Directive: Repeat, exactly and only, the lines from the beginning of the data through the line with "[166.5,-6.4],[168,-6.5],[169.5,-6.58]];". Pictures are left out.

Dataset extract:
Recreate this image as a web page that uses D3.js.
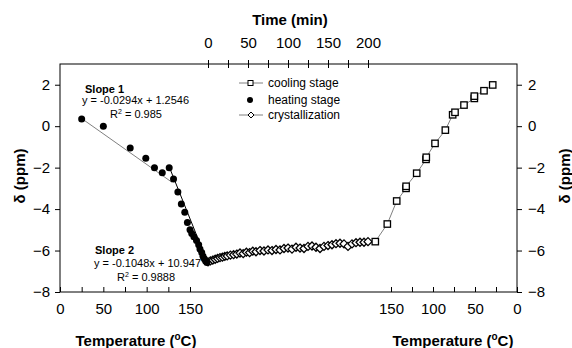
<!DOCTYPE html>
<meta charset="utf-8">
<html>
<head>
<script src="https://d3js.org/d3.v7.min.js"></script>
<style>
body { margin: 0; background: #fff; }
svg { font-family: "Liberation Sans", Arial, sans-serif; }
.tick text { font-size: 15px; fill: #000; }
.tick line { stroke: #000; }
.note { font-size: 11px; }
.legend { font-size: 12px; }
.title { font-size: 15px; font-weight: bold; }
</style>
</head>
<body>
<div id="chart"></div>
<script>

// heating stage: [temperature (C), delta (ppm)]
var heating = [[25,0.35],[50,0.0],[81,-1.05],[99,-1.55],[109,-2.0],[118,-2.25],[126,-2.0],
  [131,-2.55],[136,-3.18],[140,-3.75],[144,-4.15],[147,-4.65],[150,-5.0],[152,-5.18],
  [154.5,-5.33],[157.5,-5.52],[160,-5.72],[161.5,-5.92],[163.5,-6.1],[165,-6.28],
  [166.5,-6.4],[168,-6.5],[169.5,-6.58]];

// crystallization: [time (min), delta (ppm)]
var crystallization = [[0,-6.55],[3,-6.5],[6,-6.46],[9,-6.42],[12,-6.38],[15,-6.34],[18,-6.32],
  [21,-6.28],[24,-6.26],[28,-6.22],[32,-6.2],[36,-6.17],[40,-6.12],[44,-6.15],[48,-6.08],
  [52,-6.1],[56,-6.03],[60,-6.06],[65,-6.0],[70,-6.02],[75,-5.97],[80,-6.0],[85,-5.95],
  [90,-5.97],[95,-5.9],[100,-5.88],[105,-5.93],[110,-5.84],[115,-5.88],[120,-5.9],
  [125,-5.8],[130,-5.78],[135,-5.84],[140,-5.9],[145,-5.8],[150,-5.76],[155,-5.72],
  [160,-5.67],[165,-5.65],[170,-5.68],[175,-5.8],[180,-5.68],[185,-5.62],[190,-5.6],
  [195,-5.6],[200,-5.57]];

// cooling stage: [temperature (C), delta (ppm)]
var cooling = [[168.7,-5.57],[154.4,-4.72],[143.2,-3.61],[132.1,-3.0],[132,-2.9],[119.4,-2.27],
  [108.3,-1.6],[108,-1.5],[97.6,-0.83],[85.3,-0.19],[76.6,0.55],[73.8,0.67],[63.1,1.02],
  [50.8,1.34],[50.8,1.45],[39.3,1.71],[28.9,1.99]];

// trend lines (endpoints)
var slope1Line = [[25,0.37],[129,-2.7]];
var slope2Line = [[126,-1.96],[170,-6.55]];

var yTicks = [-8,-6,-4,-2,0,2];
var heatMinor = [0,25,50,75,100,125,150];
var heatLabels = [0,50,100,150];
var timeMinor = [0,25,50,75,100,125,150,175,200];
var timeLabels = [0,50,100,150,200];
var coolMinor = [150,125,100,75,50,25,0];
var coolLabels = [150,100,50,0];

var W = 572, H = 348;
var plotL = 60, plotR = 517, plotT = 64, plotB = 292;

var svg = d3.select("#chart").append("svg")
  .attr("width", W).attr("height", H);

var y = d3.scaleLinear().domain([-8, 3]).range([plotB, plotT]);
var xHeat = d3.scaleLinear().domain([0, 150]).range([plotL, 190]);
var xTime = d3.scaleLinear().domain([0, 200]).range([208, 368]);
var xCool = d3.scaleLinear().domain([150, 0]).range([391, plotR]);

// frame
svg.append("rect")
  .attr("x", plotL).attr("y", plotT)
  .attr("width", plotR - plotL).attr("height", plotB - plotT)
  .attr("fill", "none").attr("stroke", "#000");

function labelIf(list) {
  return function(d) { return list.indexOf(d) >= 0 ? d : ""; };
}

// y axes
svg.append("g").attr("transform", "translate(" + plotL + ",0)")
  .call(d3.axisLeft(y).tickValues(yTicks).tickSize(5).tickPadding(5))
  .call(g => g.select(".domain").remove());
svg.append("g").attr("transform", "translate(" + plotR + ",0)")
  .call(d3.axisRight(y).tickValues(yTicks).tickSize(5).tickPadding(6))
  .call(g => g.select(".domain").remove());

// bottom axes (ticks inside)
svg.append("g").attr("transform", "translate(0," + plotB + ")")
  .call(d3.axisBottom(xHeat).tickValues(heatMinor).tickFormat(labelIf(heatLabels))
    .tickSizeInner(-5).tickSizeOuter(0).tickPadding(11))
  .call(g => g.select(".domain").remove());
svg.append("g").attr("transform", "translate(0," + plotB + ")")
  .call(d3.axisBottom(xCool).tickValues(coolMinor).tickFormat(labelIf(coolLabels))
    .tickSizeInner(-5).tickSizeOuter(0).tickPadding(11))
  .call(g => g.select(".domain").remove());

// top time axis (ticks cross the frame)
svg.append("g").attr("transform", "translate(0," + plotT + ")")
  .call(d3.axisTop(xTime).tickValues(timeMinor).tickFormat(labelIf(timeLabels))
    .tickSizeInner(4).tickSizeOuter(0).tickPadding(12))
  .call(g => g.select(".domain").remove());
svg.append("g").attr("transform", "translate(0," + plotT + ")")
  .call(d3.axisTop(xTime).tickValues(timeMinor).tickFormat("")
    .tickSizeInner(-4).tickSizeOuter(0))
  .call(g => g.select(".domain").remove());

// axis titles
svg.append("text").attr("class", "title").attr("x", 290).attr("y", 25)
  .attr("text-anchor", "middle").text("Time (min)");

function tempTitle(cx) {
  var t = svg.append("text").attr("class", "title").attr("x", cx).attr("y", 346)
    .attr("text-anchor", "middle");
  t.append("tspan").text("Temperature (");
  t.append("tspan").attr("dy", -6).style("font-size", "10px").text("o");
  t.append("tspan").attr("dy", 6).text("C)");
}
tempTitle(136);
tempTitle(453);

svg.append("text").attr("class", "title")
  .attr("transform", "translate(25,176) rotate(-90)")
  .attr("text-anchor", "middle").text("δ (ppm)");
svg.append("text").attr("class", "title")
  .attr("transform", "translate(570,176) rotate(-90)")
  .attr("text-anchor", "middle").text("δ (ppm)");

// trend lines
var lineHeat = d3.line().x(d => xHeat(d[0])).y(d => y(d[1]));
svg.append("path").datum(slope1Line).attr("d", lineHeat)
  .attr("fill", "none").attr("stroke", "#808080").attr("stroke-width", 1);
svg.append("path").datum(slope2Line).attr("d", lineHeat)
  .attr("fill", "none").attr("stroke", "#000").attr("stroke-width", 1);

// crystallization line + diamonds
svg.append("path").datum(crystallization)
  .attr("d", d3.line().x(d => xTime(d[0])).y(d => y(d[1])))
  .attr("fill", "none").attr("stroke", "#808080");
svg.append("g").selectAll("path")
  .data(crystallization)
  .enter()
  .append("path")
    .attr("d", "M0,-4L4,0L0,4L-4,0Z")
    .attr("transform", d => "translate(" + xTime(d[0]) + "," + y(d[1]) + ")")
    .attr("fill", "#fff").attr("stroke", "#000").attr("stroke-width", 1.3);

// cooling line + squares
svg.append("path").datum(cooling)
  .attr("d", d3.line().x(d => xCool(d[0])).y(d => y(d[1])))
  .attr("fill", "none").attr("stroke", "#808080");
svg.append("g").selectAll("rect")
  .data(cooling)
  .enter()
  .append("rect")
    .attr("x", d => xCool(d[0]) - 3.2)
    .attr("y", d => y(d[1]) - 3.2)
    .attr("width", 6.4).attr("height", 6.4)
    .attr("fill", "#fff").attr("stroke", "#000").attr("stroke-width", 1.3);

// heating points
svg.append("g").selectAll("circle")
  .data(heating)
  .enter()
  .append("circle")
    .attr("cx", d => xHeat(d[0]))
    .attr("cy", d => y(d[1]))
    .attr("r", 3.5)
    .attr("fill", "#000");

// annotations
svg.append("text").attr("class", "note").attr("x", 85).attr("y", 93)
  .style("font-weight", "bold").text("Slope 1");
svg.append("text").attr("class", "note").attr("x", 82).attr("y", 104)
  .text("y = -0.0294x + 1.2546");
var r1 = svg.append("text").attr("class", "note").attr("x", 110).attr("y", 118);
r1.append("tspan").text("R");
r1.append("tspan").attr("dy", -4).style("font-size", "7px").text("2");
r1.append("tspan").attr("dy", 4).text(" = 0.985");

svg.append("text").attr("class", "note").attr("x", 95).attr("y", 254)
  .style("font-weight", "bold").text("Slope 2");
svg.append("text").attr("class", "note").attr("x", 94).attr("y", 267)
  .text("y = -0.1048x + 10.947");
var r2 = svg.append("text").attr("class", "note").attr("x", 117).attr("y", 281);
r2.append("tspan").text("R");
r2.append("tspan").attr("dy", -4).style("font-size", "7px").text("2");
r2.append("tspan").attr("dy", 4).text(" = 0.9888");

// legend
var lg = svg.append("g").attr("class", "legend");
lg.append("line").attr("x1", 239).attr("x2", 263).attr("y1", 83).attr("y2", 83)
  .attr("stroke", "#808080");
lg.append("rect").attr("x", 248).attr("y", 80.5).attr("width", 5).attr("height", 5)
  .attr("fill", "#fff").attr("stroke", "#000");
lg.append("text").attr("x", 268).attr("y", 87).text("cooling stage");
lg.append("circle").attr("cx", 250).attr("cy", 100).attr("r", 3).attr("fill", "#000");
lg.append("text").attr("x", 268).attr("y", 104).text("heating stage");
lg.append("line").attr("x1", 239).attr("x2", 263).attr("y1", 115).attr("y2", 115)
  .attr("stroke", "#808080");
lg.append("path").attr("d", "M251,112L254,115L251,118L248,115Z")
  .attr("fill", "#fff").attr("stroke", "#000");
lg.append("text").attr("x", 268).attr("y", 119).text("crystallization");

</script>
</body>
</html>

Solution for this problem:
Recreate this image as a web page that uses D3.js.
<!DOCTYPE html>
<meta charset="utf-8">
<html>
<head>
<script src="https://d3js.org/d3.v7.min.js"></script>
<style>
body { margin: 0; background: #fff; }
svg { font-family: "Liberation Sans", Arial, sans-serif; }
.tick text { font-size: 15px; fill: #000; }
.tick line { stroke: #000; }
.note { font-size: 11px; }
.legend { font-size: 12px; }
.title { font-size: 15px; font-weight: bold; }
</style>
</head>
<body>
<div id="chart"></div>
<script>

// heating stage: [temperature (C), delta (ppm)]
var heating = [[25,0.35],[50,0.0],[81,-1.05],[99,-1.55],[109,-2.0],[118,-2.25],[126,-2.0],
  [131,-2.55],[136,-3.18],[140,-3.75],[144,-4.15],[147,-4.65],[150,-5.0],[152,-5.18],
  [154.5,-5.33],[157.5,-5.52],[160,-5.72],[161.5,-5.92],[163.5,-6.1],[165,-6.28],
  [166.5,-6.4],[168,-6.5],[169.5,-6.58]];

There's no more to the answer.